+++ GIVEN DATA

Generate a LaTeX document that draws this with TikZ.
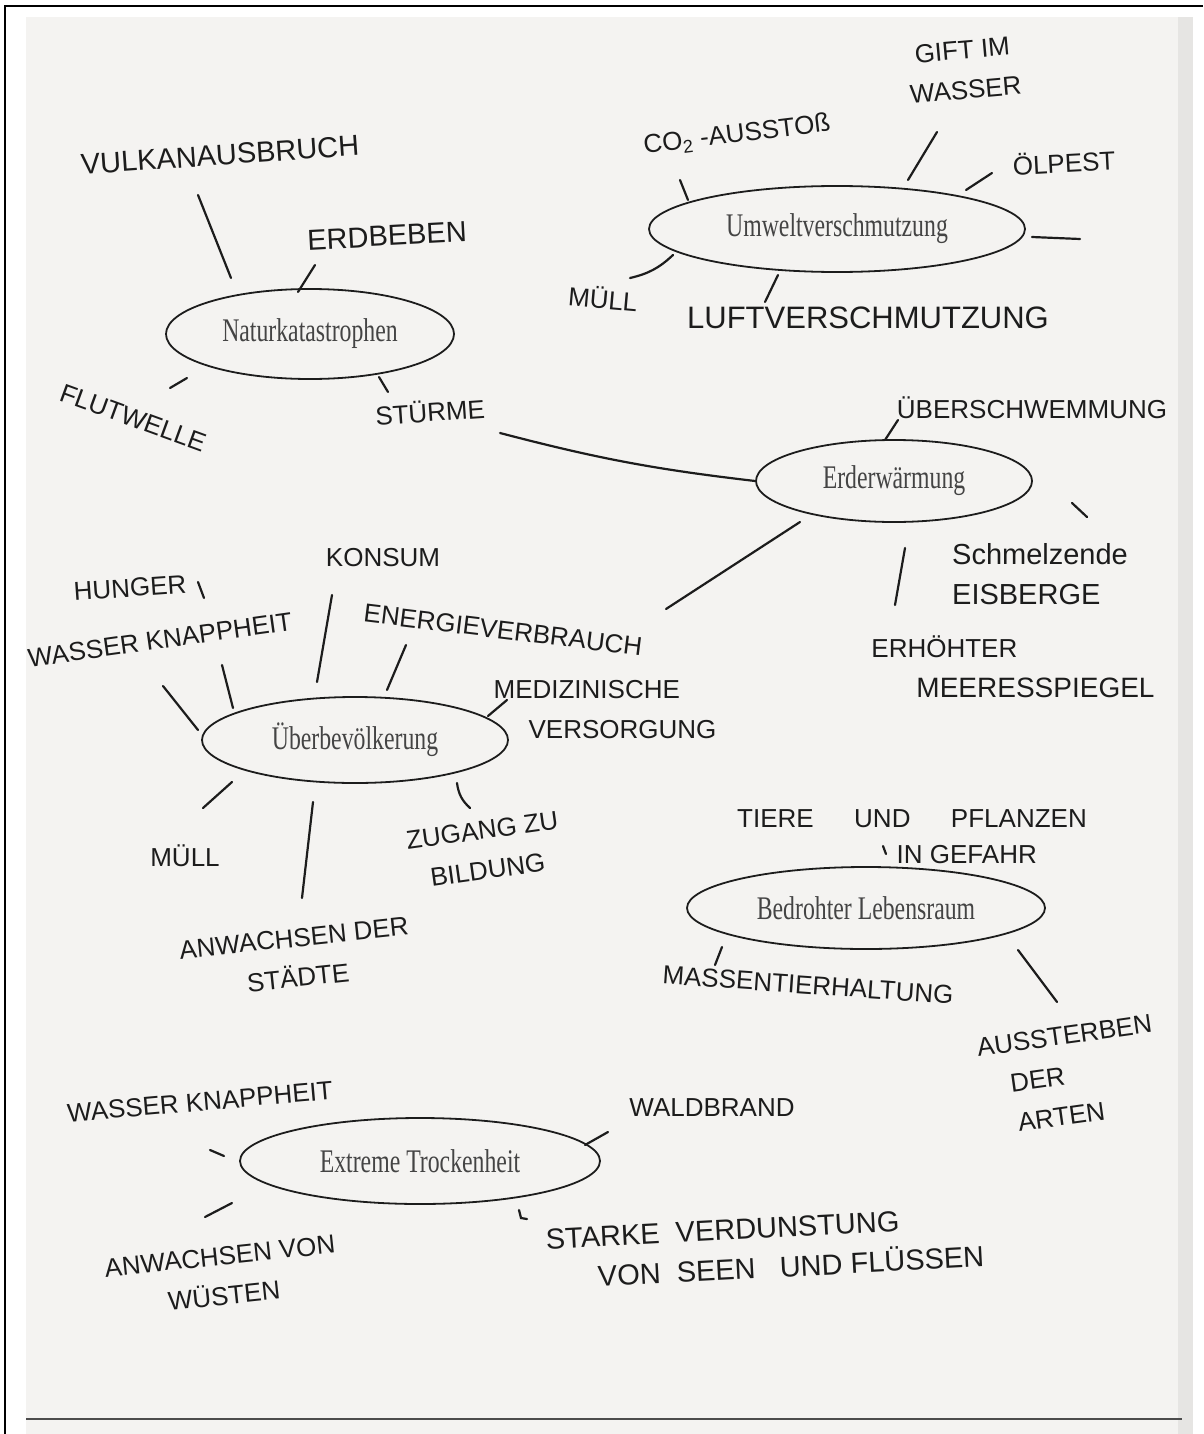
\documentclass[tikz,border=0pt]{standalone}
\usepackage{fontspec}
\usepackage{graphicx}
\setmainfont{Liberation Serif}
\newfontfamily\handfont{Liberation Sans}
\usetikzlibrary{shapes.geometric,positioning}
\definecolor{paper}{HTML}{F4F3F1}
\definecolor{edge}{HTML}{E6E5E3}
\definecolor{ink}{HTML}{1C1C1C}
\definecolor{print}{HTML}{444444}
\tikzset{
    topic/.style={draw=ink, ellipse, line width=1.8pt, inner sep=0pt, text=print,
        font=\fontsize{33}{34}\selectfont},
    hand/.style={text=ink, font=\handfont\fontsize{26}{40}\selectfont, align=center, inner sep=0pt},
    big/.style={font=\handfont\fontsize{29}{40}\selectfont},
    stroke/.style={draw=ink, line width=2.2pt, line cap=round}
}
\newcommand{\slim}[1]{\scalebox{0.72}[1]{#1}}

\begin{document}
\begin{tikzpicture}[x=1pt, y=-1pt]
    \useasboundingbox (0,0) rectangle (1203,1434);
    % sheet
    \fill[white] (0,0) rectangle (1203,1434);
    \fill[paper] (26,17) rectangle (1178,1434);
    \fill[edge] (1178,17) rectangle (1193,1434);
    \draw[line width=2pt] (5,1434) -- (5,6) -- (1203,6);
    \draw[line width=2.5pt, black!70] (26,1419) -- (1182,1419);

    % topics
    \node[topic, minimum width=288pt, minimum height=90pt] (nat) at (310,334) {\slim{Naturkatastrophen}};
    \node[topic, minimum width=376pt, minimum height=86pt] (umw) at (837,229) {\slim{Umweltverschmutzung}};
    \node[topic, minimum width=276pt, minimum height=82pt] (erd) at (894,481) {\slim{Erderwärmung}};
    \node[topic, minimum width=306pt, minimum height=86pt] (ueb) at (355,740) {\slim{Überbevölkerung}};
    \node[topic, minimum width=358pt, minimum height=82pt] (leb) at (866,908) {\slim{Bedrohter Lebensraum}};
    \node[topic, minimum width=360pt, minimum height=86pt] (tro) at (420,1161) {\slim{Extreme Trockenheit}};

    % Naturkatastrophen
    \node[hand, big, rotate=4] (vulkan) at (220,155) {VULKANAUSBRUCH};
    \node[hand, big, rotate=3] (erdbeben) at (387,236) {ERDBEBEN};
    \node[hand, rotate=-20] (flut) at (133,418) {FLUTWELLE};
    \node[hand, rotate=4] (stuerme) at (430,411) {STÜRME};

    % Umweltverschmutzung
    \node[hand, rotate=7] (co) at (737,135) {CO\textsubscript{2} -AUSSTOß};
    \node[hand, rotate=5] (gift) at (964,70) {GIFT IM\\WASSER};
    \node[hand, rotate=3] (oel) at (1064,162) {ÖLPEST};
    \node[hand, rotate=-5] (muell) at (603,298) {MÜLL};
    \node[hand, font=\handfont\fontsize{31}{40}\selectfont] (luft) at (868,318) {LUFTVERSCHMUTZUNG};

    % Erderwaermung
    \node[hand, big, align=left] (eis) at (1040,574) {Schmelzende\\EISBERGE};
    \node[hand] (flood) at (1032,408) {ÜBERSCHWEMMUNG};
    \node[hand, align=left] (meer) at (1013,667) {ERHÖHTER\\\hspace*{45pt}\fontsize{28}{40}\selectfont MEERESSPIEGEL};

    % Ueberbevoelkerung
    \node[hand, rotate=4] (hunger) at (130,588) {HUNGER};
    \node[hand, rotate=8] (wasser) at (160,640) {WASSER KNAPPHEIT};
    \node[hand] (konsum) at (383,558) {KONSUM};
    \node[hand, rotate=-7] (energie) at (503,630) {ENERGIEVERBRAUCH};
    \node[hand, align=left] (medizin) at (605,710) {MEDIZINISCHE\\\hspace*{35pt}VERSORGUNG};
    \node[hand] (muell2) at (185,856) {MÜLL};
    \node[hand, rotate=8] (zugang) at (485,850) {ZUGANG ZU\\BILDUNG};
    \node[hand, rotate=6] (staedte) at (296,958) {ANWACHSEN DER\\STÄDTE};

    % Bedrohter Lebensraum
    \node[hand, align=right, font=\handfont\fontsize{26}{36}\selectfont] (tiere) at (912,837) {TIERE \quad\ UND \quad\ PFLANZEN\\IN GEFAHR\hspace*{50pt}};
    \node[hand, rotate=-4] (massen) at (808,985) {MASSENTIERHALTUNG};
    \node[hand, align=left, rotate=8] (arten) at (1070,1075) {AUSSTERBEN\\\hspace*{28pt}DER\\\hspace*{30pt}ARTEN};

    % Extreme Trockenheit
    \node[hand, rotate=5] (wasser2) at (200,1102) {WASSER KNAPPHEIT};
    \node[hand] (wald) at (712,1108) {WALDBRAND};
    \node[hand, rotate=6] (wueste) at (222,1276) {ANWACHSEN VON\\WÜSTEN};
    \node[hand, big, align=left, rotate=3] (verd) at (765,1248) {STARKE \ VERDUNSTUNG\\\hspace*{50pt}VON \ SEEN \ \ UND FLÜSSEN};

    % strokes
    \foreach \xa/\ya/\xb/\yb in {198/195/231/278, 315/265/298/292, 187/378/170/388, 379/377/388/392,
        680/180/688/200, 937/132/908/180, 992/173/966/190, 1032/237/1080/239, 778/275/765/302,
        898/420/885/440, 1072/503/1087/517, 905/548/895/605,
        198/582/204/598, 163/686/198/730, 222/665/233/708, 332/595/317/682, 406/645/387/690,
        507/700/488/716, 232/782/203/808, 313/802/302/898,
        883/846/886/854, 722/947/715/965, 1018/950/1057/1002,
        210/1150/224/1156, 608/1132/585/1145, 232/1203/205/1217}
        \draw[stroke] (\xa,\ya) -- (\xb,\yb);
    \draw[stroke] (673,255) to[bend left=15] (630,278);
    \draw[stroke] (457,783) to[bend right=20] (470,808);
    \draw[stroke] (519,1210) -- (521,1218) -- (527,1219);
    \draw[stroke] (500,433) to[bend right=4] (erd.west);
    \draw[stroke] (800,522) -- (666,609);
\end{tikzpicture}
\end{document}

++++++

SET TASK -> Reproduce the material word for word, minus the images.

FINAL ANSWER ->
Generate a LaTeX document that draws this with TikZ.
\documentclass[tikz,border=0pt]{standalone}
\usepackage{fontspec}
\usepackage{graphicx}
\setmainfont{Liberation Serif}
\newfontfamily\handfont{Liberation Sans}
\usetikzlibrary{shapes.geometric,positioning}
\definecolor{paper}{HTML}{F4F3F1}
\definecolor{edge}{HTML}{E6E5E3}
\definecolor{ink}{HTML}{1C1C1C}
\definecolor{print}{HTML}{444444}
\tikzset{
    topic/.style={draw=ink, ellipse, line width=1.8pt, inner sep=0pt, text=print,
        font=\fontsize{33}{34}\selectfont},
    hand/.style={text=ink, font=\handfont\fontsize{26}{40}\selectfont, align=center, inner sep=0pt},
    big/.style={font=\handfont\fontsize{29}{40}\selectfont},
    stroke/.style={draw=ink, line width=2.2pt, line cap=round}
}
\newcommand{\slim}[1]{\scalebox{0.72}[1]{#1}}

\begin{document}
\begin{tikzpicture}[x=1pt, y=-1pt]
    \useasboundingbox (0,0) rectangle (1203,1434);
    % sheet
    \fill[white] (0,0) rectangle (1203,1434);
    \fill[paper] (26,17) rectangle (1178,1434);
    \fill[edge] (1178,17) rectangle (1193,1434);
    \draw[line width=2pt] (5,1434) -- (5,6) -- (1203,6);
    \draw[line width=2.5pt, black!70] (26,1419) -- (1182,1419);

    % topics
    \node[topic, minimum width=288pt, minimum height=90pt] (nat) at (310,334) {\slim{Naturkatastrophen}};
    \node[topic, minimum width=376pt, minimum height=86pt] (umw) at (837,229) {\slim{Umweltverschmutzung}};
    \node[topic, minimum width=276pt, minimum height=82pt] (erd) at (894,481) {\slim{Erderwärmung}};
    \node[topic, minimum width=306pt, minimum height=86pt] (ueb) at (355,740) {\slim{Überbevölkerung}};
    \node[topic, minimum width=358pt, minimum height=82pt] (leb) at (866,908) {\slim{Bedrohter Lebensraum}};
    \node[topic, minimum width=360pt, minimum height=86pt] (tro) at (420,1161) {\slim{Extreme Trockenheit}};

    % Naturkatastrophen
    \node[hand, big, rotate=4] (vulkan) at (220,155) {VULKANAUSBRUCH};
    \node[hand, big, rotate=3] (erdbeben) at (387,236) {ERDBEBEN};
    \node[hand, rotate=-20] (flut) at (133,418) {FLUTWELLE};
    \node[hand, rotate=4] (stuerme) at (430,411) {STÜRME};

    % Umweltverschmutzung
    \node[hand, rotate=7] (co) at (737,135) {CO\textsubscript{2} -AUSSTOß};
    \node[hand, rotate=5] (gift) at (964,70) {GIFT IM\\WASSER};
    \node[hand, rotate=3] (oel) at (1064,162) {ÖLPEST};
    \node[hand, rotate=-5] (muell) at (603,298) {MÜLL};
    \node[hand, font=\handfont\fontsize{31}{40}\selectfont] (luft) at (868,318) {LUFTVERSCHMUTZUNG};

    % Erderwaermung
    \node[hand, big, align=left] (eis) at (1040,574) {Schmelzende\\EISBERGE};
    \node[hand] (flood) at (1032,408) {ÜBERSCHWEMMUNG};
    \node[hand, align=left] (meer) at (1013,667) {ERHÖHTER\\\hspace*{45pt}\fontsize{28}{40}\selectfont MEERESSPIEGEL};

    % Ueberbevoelkerung
    \node[hand, rotate=4] (hunger) at (130,588) {HUNGER};
    \node[hand, rotate=8] (wasser) at (160,640) {WASSER KNAPPHEIT};
    \node[hand] (konsum) at (383,558) {KONSUM};
    \node[hand, rotate=-7] (energie) at (503,630) {ENERGIEVERBRAUCH};
    \node[hand, align=left] (medizin) at (605,710) {MEDIZINISCHE\\\hspace*{35pt}VERSORGUNG};
    \node[hand] (muell2) at (185,856) {MÜLL};
    \node[hand, rotate=8] (zugang) at (485,850) {ZUGANG ZU\\BILDUNG};
    \node[hand, rotate=6] (staedte) at (296,958) {ANWACHSEN DER\\STÄDTE};

    % Bedrohter Lebensraum
    \node[hand, align=right, font=\handfont\fontsize{26}{36}\selectfont] (tiere) at (912,837) {TIERE \quad\ UND \quad\ PFLANZEN\\IN GEFAHR\hspace*{50pt}};
    \node[hand, rotate=-4] (massen) at (808,985) {MASSENTIERHALTUNG};
    \node[hand, align=left, rotate=8] (arten) at (1070,1075) {AUSSTERBEN\\\hspace*{28pt}DER\\\hspace*{30pt}ARTEN};

    % Extreme Trockenheit
    \node[hand, rotate=5] (wasser2) at (200,1102) {WASSER KNAPPHEIT};
    \node[hand] (wald) at (712,1108) {WALDBRAND};
    \node[hand, rotate=6] (wueste) at (222,1276) {ANWACHSEN VON\\WÜSTEN};
    \node[hand, big, align=left, rotate=3] (verd) at (765,1248) {STARKE \ VERDUNSTUNG\\\hspace*{50pt}VON \ SEEN \ \ UND FLÜSSEN};

    % strokes
    \foreach \xa/\ya/\xb/\yb in {198/195/231/278, 315/265/298/292, 187/378/170/388, 379/377/388/392,
        680/180/688/200, 937/132/908/180, 992/173/966/190, 1032/237/1080/239, 778/275/765/302,
        898/420/885/440, 1072/503/1087/517, 905/548/895/605,
        198/582/204/598, 163/686/198/730, 222/665/233/708, 332/595/317/682, 406/645/387/690,
        507/700/488/716, 232/782/203/808, 313/802/302/898,
        883/846/886/854, 722/947/715/965, 1018/950/1057/1002,
        210/1150/224/1156, 608/1132/585/1145, 232/1203/205/1217}
        \draw[stroke] (\xa,\ya) -- (\xb,\yb);
    \draw[stroke] (673,255) to[bend left=15] (630,278);
    \draw[stroke] (457,783) to[bend right=20] (470,808);
    \draw[stroke] (519,1210) -- (521,1218) -- (527,1219);
    \draw[stroke] (500,433) to[bend right=4] (erd.west);
    \draw[stroke] (800,522) -- (666,609);
\end{tikzpicture}
\end{document}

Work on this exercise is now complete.